Perto de uma cabana de madeira nas altas montanhas do Quirguistão, Gulbara Omorova caminha ao longo de uma pilha de pedras cinzentas. “Isso costumava ser uma geleira, mas ela desapareceu completamente”, diz a cientista.

A uma altitude de 4.000 metros, a pesquisadora de 35 anos está cercada pelos picos gigantes da cadeia de montanhas Tian Shan, que também se estende pela China, Cazaquistão e Uzbequistão.

A área abriga milhares de geleiras que derretem em um ritmo alarmante na Ásia Central, expostas a inúmeros eventos climáticos extremos.

Nesta região árida, a milhares de quilômetros do mar, as massas de gelo são reservas de água essenciais para a segurança alimentar da população, pois alimentam os rios nos meses sem chuvas.

“Há oito ou dez anos, era possível ver a geleira com neve”, disse ela à AFP. “Mas nos últimos três ou quatro anos, ela desapareceu completamente. Não há neve, não há geleira”, diz ela.

– Recursos escassos –

Equipada com instrumentos de medição, Omorova se ajoelha à beira de uma torrente de água derretida. “As geleiras não podem se regenerar por causa do aumento da temperatura”, explica ela.

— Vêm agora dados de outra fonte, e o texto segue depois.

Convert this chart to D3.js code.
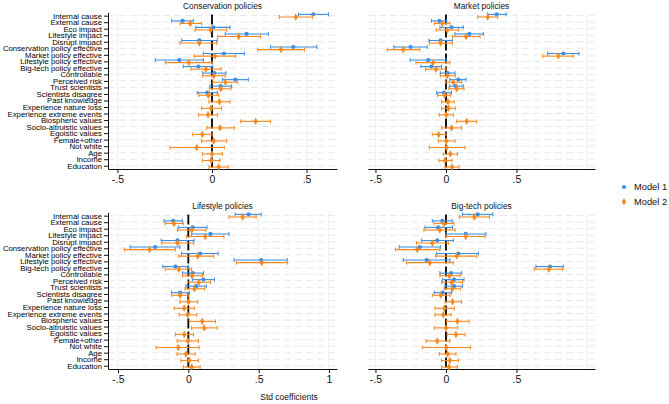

Ela aponta para a geleira Adygene, que encolhe “cerca de 16 centímetros” a cada ano. “Isso representa 900 metros desde a década de 1960”, diz ele.

A outrora majestosa geleira é uma das milhares na área que estão desaparecendo lentamente. Entre 14% e 30% das geleiras de Tian Shan e Pamir, as duas principais cadeias de montanhas da Ásia Central, derreteram nos últimos 60 anos, de acordo com o Eurasian Development Bank.

E Omorova adverte que a situação só está piorando. “O degelo é muito mais intenso do que nos anos anteriores”, diz ela.

Profissões como a dele são cada vez mais importantes em face do aquecimento global. Mas no Quirguistão, uma das repúblicas mais pobres da antiga União Soviética, os recursos são escassos.

“Não temos instrumentos de medição e não há dinheiro suficiente para transportá-los até nossa estação de observação, onde nem sequer há eletricidade”, explica a cientista, que espera que o governo do Quirguistão elabore uma lei para proteger esses gigantes de gelo.

– Torrentes perigosas –

O derretimento das geleiras representa uma nova ameaça para as vilas e cidades do Quirguistão: a água derretida está se acumulando em novos lagos antes de descer a montanha em torrentes perigosas, algumas delas em direção à capital Bishkek.

Mais abaixo no vale, em uma área gramada da montanha a uma altitude de 2.200 metros, os irmãos Sergey e Pavel Yerokhin, também cientistas, trabalham nas margens desses riachos de fluxo rápido.

“A água carrega pedras com ela, desce o vale e pode chegar aos vilarejos”, explica Sergey, o irmão mais velho de 72 anos.

Sua tarefa é monitorar e prever o fluxo de água e “projetar mapas para garantir que nenhum assentamento ou infraestrutura seja colocado nessa área perigosa”.

– Desaparecimento até 2100 –

O fenômeno também tem uma dimensão geopolítica em nível regional. O sistema de distribuição de recursos hídricos na Ásia Central, criado durante a União Soviética e agora ultrapassado, é uma questão espinhosa, apesar da melhoria da cooperação entre os estados.

Os países se censuram mutuamente por não cumprirem suas obrigações mútuas de abastecimento de água e há um risco latente de conflito.

“Na Ásia Central, os recursos hídricos são encontrados no Quirguistão e no Tadjiquistão”, dois países com picos de até 7.500 metros de altura e com cerca de 10.000 geleiras cada, explica Omorova.

“Compartilhamos nossa água com nossos vizinhos rio abaixo”, continua ela, referindo-se a Cazaquistão, Uzbequistão e Turcomenistão, países desérticos e pobres em água onde, por outro lado, vivem três quartos dos 80 milhões de habitantes da Ásia Central.

Além do aumento das temperaturas, as geleiras também estão ameaçadas pelo crescente interesse nos vastos recursos naturais da região, como o ouro, cuja extração com produtos químicos acelera o derretimento do gelo.

Tanto o Quirguistão quanto o Tadjiquistão intensificaram seus esforços para alertar sobre a catástrofe iminente e conseguiram que a ONU declarasse 2025 como “o ano da preservação das geleiras”.

No ano passado, o presidente do Quirguistão, Sadir Japarov, disse que a área das geleiras da Ásia Central “cairá pela metade entre hoje e 2050 e desaparecerá completamente até 2100”, de acordo com as últimas previsões.

Mas, advertiu, “na realidade, isso poderia acontecer de forma muito mais rápida”.